THEODORA HOUSE

Once a working brewery, now a neighbourhood. Carlsberg City has grown from a closed industrial precinct into a dense, walkable district, one that blends heritage with quiet confidence.

Theodora House stands at its centre. Named after the daughter of Carlsberg’s founder, the building sits beside the iconic Elephant Gate, a threshold between past and present.

Application: Apartment, Refurbishment

Architect: ADEPT

Location: Carlsberg City, Copenhagen, Denmark

Product: Danish Brick

Photographs: Rasmus Hjortshoj

Of the original yeast storage, only one wing could be preserved. It remains, now home to offices overlooking a calm public plaza. The rest is newly built, a careful composition of apartments, street-level cafés and shops scaled and detailed to sit gently within its historic setting.
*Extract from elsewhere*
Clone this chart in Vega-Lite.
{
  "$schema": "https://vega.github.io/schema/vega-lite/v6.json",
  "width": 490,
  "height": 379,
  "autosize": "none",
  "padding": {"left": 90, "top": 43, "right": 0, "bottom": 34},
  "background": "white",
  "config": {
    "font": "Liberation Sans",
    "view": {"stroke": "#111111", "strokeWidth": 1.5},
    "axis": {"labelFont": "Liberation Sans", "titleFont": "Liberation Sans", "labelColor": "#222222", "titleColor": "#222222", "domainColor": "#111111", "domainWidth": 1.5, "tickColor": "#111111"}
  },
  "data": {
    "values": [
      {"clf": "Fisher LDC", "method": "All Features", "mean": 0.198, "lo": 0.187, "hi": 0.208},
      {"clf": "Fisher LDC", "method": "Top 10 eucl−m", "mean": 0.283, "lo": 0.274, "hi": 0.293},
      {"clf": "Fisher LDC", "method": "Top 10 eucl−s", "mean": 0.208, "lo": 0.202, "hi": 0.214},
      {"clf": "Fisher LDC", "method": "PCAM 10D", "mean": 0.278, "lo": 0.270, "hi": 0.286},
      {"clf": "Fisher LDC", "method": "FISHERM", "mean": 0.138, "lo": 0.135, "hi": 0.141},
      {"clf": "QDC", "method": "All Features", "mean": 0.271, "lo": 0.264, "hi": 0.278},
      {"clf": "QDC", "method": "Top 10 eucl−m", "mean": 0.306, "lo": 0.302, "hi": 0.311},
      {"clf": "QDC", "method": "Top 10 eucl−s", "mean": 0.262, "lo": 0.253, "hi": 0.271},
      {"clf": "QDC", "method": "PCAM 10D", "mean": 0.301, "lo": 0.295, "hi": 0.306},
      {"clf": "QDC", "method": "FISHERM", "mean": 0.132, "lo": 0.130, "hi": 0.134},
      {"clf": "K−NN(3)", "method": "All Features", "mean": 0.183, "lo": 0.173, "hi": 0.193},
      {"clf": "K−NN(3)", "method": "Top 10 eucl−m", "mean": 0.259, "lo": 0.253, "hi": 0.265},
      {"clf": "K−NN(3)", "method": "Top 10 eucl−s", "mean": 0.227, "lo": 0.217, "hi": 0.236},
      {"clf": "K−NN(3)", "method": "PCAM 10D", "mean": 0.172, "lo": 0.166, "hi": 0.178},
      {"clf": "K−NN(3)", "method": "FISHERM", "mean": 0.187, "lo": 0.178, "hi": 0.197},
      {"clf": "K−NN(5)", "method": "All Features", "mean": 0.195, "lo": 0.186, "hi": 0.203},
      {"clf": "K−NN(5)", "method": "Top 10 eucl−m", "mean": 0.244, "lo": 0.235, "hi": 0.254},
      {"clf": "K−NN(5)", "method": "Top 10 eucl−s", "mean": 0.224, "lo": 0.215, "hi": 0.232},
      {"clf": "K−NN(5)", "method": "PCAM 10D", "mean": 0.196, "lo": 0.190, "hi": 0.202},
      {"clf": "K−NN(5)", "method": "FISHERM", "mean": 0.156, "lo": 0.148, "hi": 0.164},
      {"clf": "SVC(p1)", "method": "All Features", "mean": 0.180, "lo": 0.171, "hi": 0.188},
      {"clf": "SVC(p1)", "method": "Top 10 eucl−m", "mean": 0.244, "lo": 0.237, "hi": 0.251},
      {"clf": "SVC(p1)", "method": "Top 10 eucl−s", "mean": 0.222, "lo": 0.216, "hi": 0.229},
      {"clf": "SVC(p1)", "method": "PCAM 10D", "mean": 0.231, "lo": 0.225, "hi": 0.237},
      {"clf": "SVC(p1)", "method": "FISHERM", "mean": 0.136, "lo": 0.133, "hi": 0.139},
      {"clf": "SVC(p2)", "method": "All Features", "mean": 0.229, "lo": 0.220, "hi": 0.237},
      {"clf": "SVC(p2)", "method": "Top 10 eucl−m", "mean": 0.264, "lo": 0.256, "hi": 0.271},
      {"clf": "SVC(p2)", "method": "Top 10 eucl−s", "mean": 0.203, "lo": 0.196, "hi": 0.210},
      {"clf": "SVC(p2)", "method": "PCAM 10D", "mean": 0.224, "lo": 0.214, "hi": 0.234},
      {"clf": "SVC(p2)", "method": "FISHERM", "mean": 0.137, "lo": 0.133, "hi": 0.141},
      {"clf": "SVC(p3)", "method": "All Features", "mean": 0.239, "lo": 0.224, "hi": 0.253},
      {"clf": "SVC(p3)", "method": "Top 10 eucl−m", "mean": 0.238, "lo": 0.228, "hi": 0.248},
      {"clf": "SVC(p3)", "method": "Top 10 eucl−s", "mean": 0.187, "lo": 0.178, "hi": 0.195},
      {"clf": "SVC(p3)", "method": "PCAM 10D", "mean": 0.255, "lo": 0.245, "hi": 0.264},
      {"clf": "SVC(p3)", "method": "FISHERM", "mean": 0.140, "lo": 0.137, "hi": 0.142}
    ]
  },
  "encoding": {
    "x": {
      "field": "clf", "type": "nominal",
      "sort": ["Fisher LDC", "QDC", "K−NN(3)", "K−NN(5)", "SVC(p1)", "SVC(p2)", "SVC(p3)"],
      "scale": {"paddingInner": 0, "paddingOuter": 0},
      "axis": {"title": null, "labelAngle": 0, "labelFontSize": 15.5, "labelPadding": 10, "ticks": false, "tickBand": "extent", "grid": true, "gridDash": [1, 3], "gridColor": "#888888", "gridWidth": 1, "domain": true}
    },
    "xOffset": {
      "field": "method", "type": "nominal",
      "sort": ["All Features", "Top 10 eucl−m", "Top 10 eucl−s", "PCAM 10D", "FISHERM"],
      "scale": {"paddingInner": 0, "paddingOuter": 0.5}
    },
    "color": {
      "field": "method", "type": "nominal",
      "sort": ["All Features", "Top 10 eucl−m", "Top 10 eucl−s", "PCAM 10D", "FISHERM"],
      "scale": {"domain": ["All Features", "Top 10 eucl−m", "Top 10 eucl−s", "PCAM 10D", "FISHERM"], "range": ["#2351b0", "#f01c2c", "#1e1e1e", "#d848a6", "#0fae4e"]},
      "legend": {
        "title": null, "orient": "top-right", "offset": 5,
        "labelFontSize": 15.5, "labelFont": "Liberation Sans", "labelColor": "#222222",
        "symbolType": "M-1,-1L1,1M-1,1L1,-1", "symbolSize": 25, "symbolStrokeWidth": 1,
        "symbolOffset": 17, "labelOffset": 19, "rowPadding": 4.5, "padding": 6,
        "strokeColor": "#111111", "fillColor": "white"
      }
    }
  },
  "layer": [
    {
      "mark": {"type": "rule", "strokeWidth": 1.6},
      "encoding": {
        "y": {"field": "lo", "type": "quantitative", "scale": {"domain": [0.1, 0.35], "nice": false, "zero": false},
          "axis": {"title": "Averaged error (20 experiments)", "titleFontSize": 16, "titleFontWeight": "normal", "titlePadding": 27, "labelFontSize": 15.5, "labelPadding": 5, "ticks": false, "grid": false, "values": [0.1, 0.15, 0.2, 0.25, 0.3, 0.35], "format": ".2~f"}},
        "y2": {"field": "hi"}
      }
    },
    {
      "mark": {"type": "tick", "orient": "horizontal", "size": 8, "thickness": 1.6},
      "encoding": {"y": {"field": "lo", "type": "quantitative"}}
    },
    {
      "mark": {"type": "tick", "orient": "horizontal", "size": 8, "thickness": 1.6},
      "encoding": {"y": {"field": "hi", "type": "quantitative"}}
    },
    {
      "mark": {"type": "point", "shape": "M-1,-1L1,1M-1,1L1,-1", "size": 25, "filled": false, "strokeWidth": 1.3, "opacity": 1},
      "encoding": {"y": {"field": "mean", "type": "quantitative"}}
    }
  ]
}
But it’s the brick that defines the architecture. The original façade was retained, and the new masonry was chosen not to replicate, but to resonate. The brick tone sits between clay and stone, warm, earthy, and familiar while the surface finish was developed to echo the materiality of its surroundings without imitating it.

  • The new brick was selected to respect the existing, yet make a modern statement.

  • The brick stand out as both its own and carefully adapted to the neighborhood

Inside, a quiet courtyard gives contrast. In time, its walls will be overtaken by green climbing plants, ivy, garden beds a soft counterpoint to the brickwork that surrounds it.

Theodora House doesn’t compete with history.

It listens to it. It draws from it. And in doing so, it sets a new tone for Carlsberg City one built in brick, one built to last.

Along the northern façade, curved bricks soften the massing, creating a play of shadow that drifts toward the roofline. It’s a subtle gesture, one that shifts with the light and brings a sense of movement to the form.

At street level, brick reliefs trace the story of the site. Gates are pressed with motifs from the brewery’s past. The building is both new and old layered, lived-in, and anchored in place.